Its effectiveness with autistic kids is truly extraordinary. The tools
for these kids have previously been expensive and limited -- one hard-
core autistic kid in my son's class communicates primarily with an
electronic board decked out with a few dozen physical buttons labelled
with icons. These devices cost several thousand dollars, and some are
inflexible in the communication they permit (imagine limiting yourself
to a vocabulary of 50 icons).

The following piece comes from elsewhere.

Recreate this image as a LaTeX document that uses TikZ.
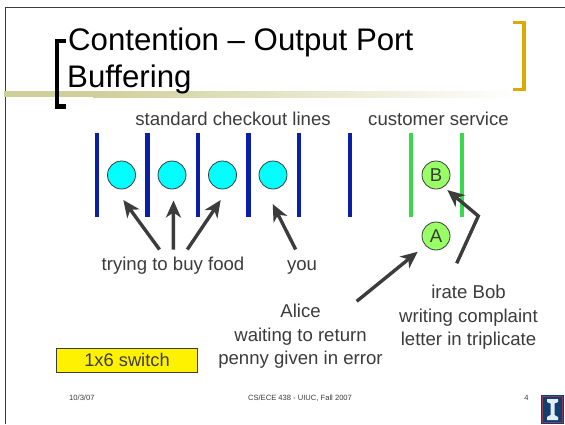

There are a number of iPad applications
providing the same kind of functionality but with much greater
flexibility and expandability, at a vastly lower price.  Beyond that,
there are autism-specific applications like "social story" apps that
help kids understand what happens in typical social situations, like
going for a haircut or visiting friends.  And autistic kids do well
with the same kinds of apps that neurotypicals do, like games and
YouTube, so that gives them a common bond with others.

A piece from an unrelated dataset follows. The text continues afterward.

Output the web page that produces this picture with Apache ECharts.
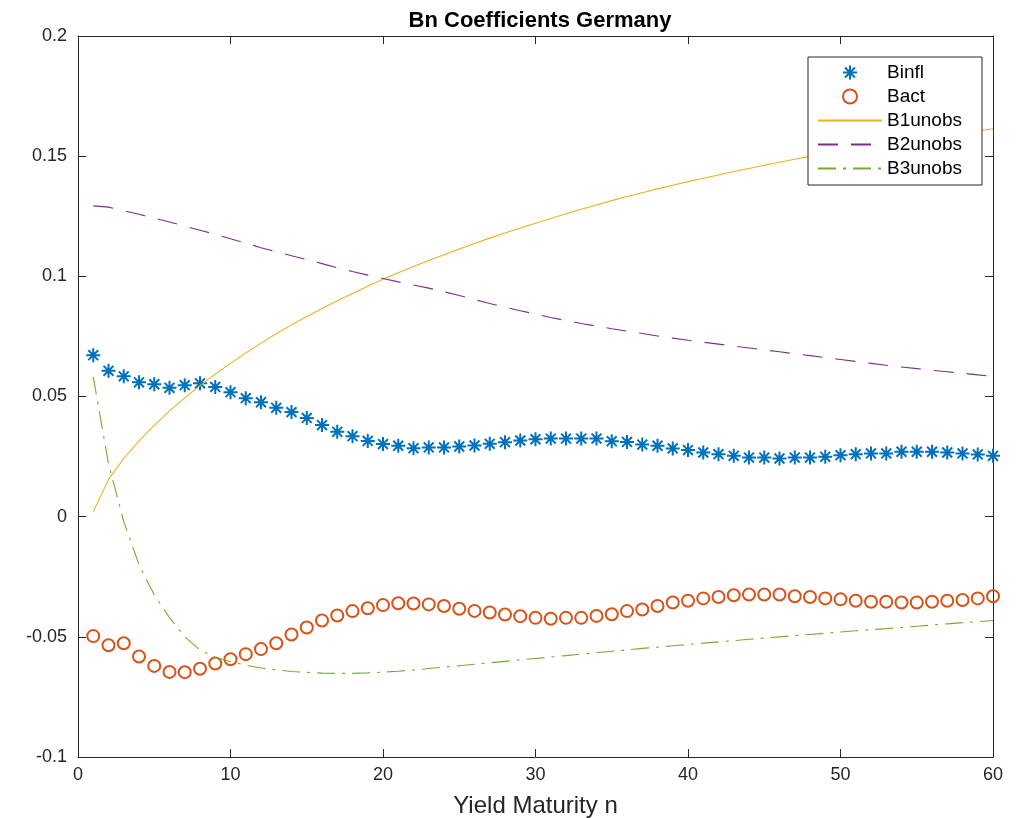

Apple and Steve are prone to ballyhoo -- they're selling stuff after
all -- but the autism community has genuinely picked up the iPad and
run with it in a big way.

--Chris

On Mar 3, 12:25 pm, Carl Jokl <carl.j...@gmail.com> wrote:
> There was some stories from individuals. The one where the Woman
> started saying "I define a miracle as being". I felt just a tad
> uncomfortable with any piece of electronics being hailed as a miracle
> but I may be being oversensitive about it.